Enhanced Resilience: The move toward large, proliferated constellations of smaller satellites will continue, making space architectures more resilient to attack.
Smarter Satellites: AI will be increasingly integrated directly into the satellites themselves, allowing for on-board data processing and more autonomous operations.

The Legal and Ethical Frontier

The power of these "eyes in the sky" raises profound legal and ethical questions. While it is a settled principle of international law that a nation's sovereignty extends to its airspace, there is no such claim over outer space. The Outer Space Treaty of 1967 establishes space as free for exploration and use by all states, which has been interpreted as permitting satellite overflight and reconnaissance.

However, the increasing resolution and availability of commercial satellite imagery brings new challenges. The ability to see details on private property from space raises significant privacy concerns. There is an ongoing debate about where to draw the line between legitimate security and commercial interests and the individual's right to privacy. The militarization of space and the development of ASAT weapons also create a precarious strategic environment, where a conflict on Earth could quickly extend into orbit, with devastating consequences for the global infrastructure upon which we all depend.

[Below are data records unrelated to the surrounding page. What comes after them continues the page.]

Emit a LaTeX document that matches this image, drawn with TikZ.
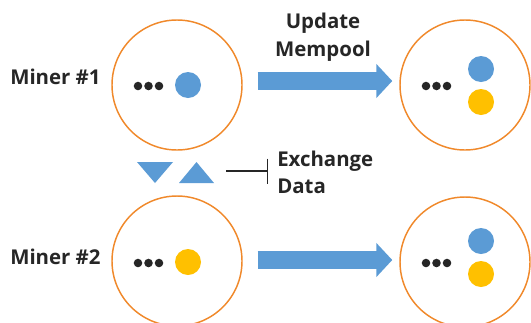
\documentclass[tikz,border=0pt]{standalone}
\usepackage{fontspec}
\setmainfont{Open Sans}
\usetikzlibrary{arrows.meta}
\definecolor{PoolOrange}{HTML}{F0892B}
\definecolor{TxBlue}{HTML}{5B9BD5}
\definecolor{TxYellow}{HTML}{FFC000}
\definecolor{InkGray}{HTML}{262626}

\begin{document}
\begin{tikzpicture}[x=0.75pt,y=-0.75pt,
  pool/.style={circle,draw=PoolOrange,line width=1.1pt,minimum size=97.5pt,inner sep=0pt},
  tx/.style={circle,fill=#1,minimum size=19.5pt,inner sep=0pt},
  caption/.style={text=InkGray,font=\fontsize{15.3}{20.5}\selectfont\bfseries,inner sep=0pt},
  fatarrow/.style={TxBlue,line width=13.5pt,-{Triangle[length=12pt,width=25pt]}}]
  \clip (0,0) rectangle (531,322);
  % mempools
  \node[pool] (p11) at (177,85) {};
  \node[pool] (p12) at (465,85) {};
  \node[pool] (p21) at (177,261) {};
  \node[pool] (p22) at (465,262) {};
  \foreach \y in {86,263} {
    \foreach \x in {138,148.5,159,426,436.5,447}
      \fill[InkGray] (\x,\y) circle[radius=3.2pt];
  }
  \node[tx=TxBlue] (t11) at (188,85) {};
  \node[tx=TxBlue] (t12a) at (481,69) {};
  \node[tx=TxYellow] (t12b) at (481,102) {};
  \node[tx=TxYellow] (t21) at (188,262) {};
  \node[tx=TxBlue] (t22a) at (481,241) {};
  \node[tx=TxYellow] (t22b) at (481,274) {};
  % labels
  \node[caption,anchor=west] (m1) at (10,77) {Miner \#1};
  \node[caption,anchor=west] (m2) at (10,257) {Miner \#2};
  \node[caption,align=center,font=\fontsize{15.3}{21}\selectfont\bfseries] (um) at (323,37) {Update\\Mempool};
  \node[caption,align=left,anchor=west] (xd) at (277,172.5) {Exchange\\Data};
  % update arrows
  \draw[fatarrow] ([shift={(15,-4)}]p11.east) -- ([shift={(-7,-4)}]p12.west);
  \draw[fatarrow] ([shift={(15,-1)}]p21.east) -- ([shift={(-7,-2)}]p22.west);
  % exchange
  \fill[TxBlue] (137,162) -- (173,162) -- (155,183) -- cycle;
  \fill[TxBlue] (179,183) -- (214,183) -- (196.5,162) -- cycle;
  \coordinate (xs) at (226,171);
  \draw[InkGray,line width=1.1pt,-{Bar[width=18.75pt]}] (xs) -- ([xshift=-6.75pt]xs -| xd.west);
\end{tikzpicture}
\end{document}
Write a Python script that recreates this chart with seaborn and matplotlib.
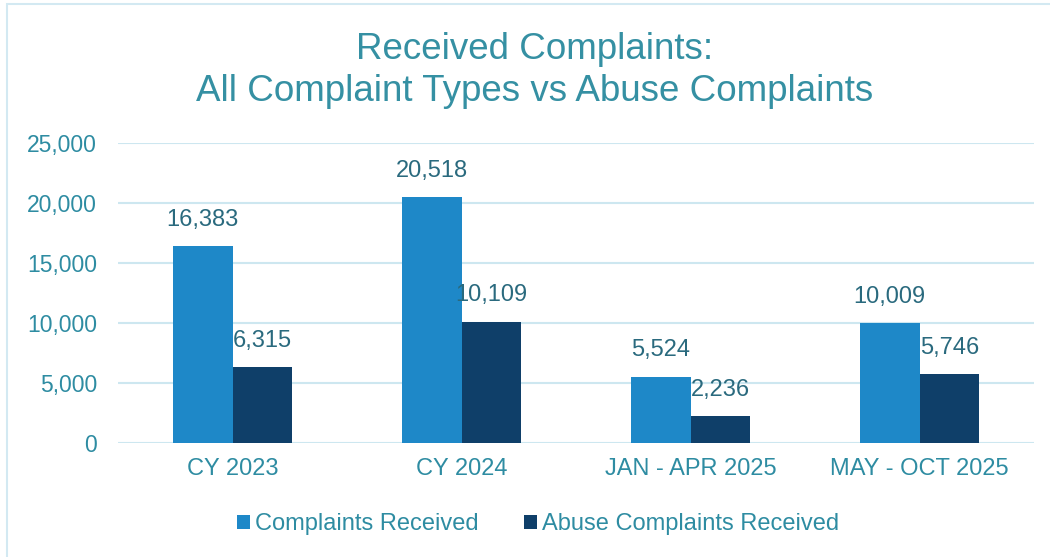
import matplotlib
matplotlib.use("Agg")
import matplotlib.pyplot as plt
import seaborn as sns
import pandas as pd
from matplotlib.patches import Rectangle, Patch

categories = ["CY 2023", "CY 2024", "JAN - APR 2025", "MAY - OCT 2025"]
series_names = ["Complaints Received", "Abuse Complaints Received"]
complaints_received = [16383, 20518, 5524, 10009]
abuse_received = [6315, 10109, 2236, 5746]
y_ticks = [0, 5000, 10000, 15000, 20000, 25000]

df = pd.DataFrame({
    "category": categories * 2,
    "series": [series_names[0]] * 4 + [series_names[1]] * 4,
    "value": complaints_received + abuse_received,
})

sns.set_theme(style="white")
plt.rcParams["font.family"] = ["Liberation Sans", "DejaVu Sans"]

teal = "#2E8CA2"
label_col = "#2A6A7E"
colors = ["#1E88C8", "#0F3F69"]

fig = plt.figure(figsize=(10.5, 5.57), dpi=100)
ax = fig.add_axes([118/1050, 1-443/557, 916/1050, 300/557])

sns.barplot(data=df, x="category", y="value", hue="series", palette=colors,
            width=0.52, saturation=1, ax=ax, legend=False, edgecolor="none")

ax.set_ylim(0, 25000)
ax.set_xlim(-0.5, 3.5)
ax.set_yticks(y_ticks)
ax.set_yticklabels([f"{v:,}" for v in y_ticks])
ax.yaxis.grid(True, color="#CDE7F0", linewidth=1.5)
ax.set_axisbelow(True)
for s in ax.spines.values():
    s.set_visible(False)
ax.tick_params(axis="both", length=0, labelcolor=teal)
ax.tick_params(axis="y", pad=15, labelsize=16.5)
ax.tick_params(axis="x", pad=11, labelsize=17)
ax.set_xlabel("")
ax.set_ylabel("")

for cont in ax.containers:
    ax.bar_label(cont, labels=[f"{v:,.0f}" for v in cont.datavalues],
                 padding=11, fontsize=17, color=label_col)

fig.text(535/1050, 1-70.5/557, "Received Complaints:\nAll Complaint Types vs Abuse Complaints",
         ha="center", va="center", fontsize=26.5, color="#3590A3", linespacing=1.27)

handles = [Patch(facecolor=c, edgecolor="none") for c in colors]
fig.legend(handles, series_names, loc="center", bbox_to_anchor=(538/1050, 1-524/557),
           ncol=2, frameon=False, fontsize=17, labelcolor=teal,
           handlelength=0.55, handleheight=0.55, handletextpad=0.2, columnspacing=1.95)

fig.patches.append(Rectangle((7/1050, -0.1), 1.2, 1-4/557+0.1, transform=fig.transFigure,
                             fill=False, edgecolor="#D3E9F2", linewidth=1.5))

fig.savefig("out.png", dpi=100)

The unblinking gaze of satellite reconnaissance has fundamentally transformed our world. It has provided unprecedented transparency, helped to stabilize international relations, empowered us to protect our planet, and driven economic innovation. Yet, this powerful technology also presents us with complex challenges. As we continue to expand our presence in the final frontier, the responsible and ethical stewardship of these "eyes in the sky" will be one of the most critical tasks of the 21st century.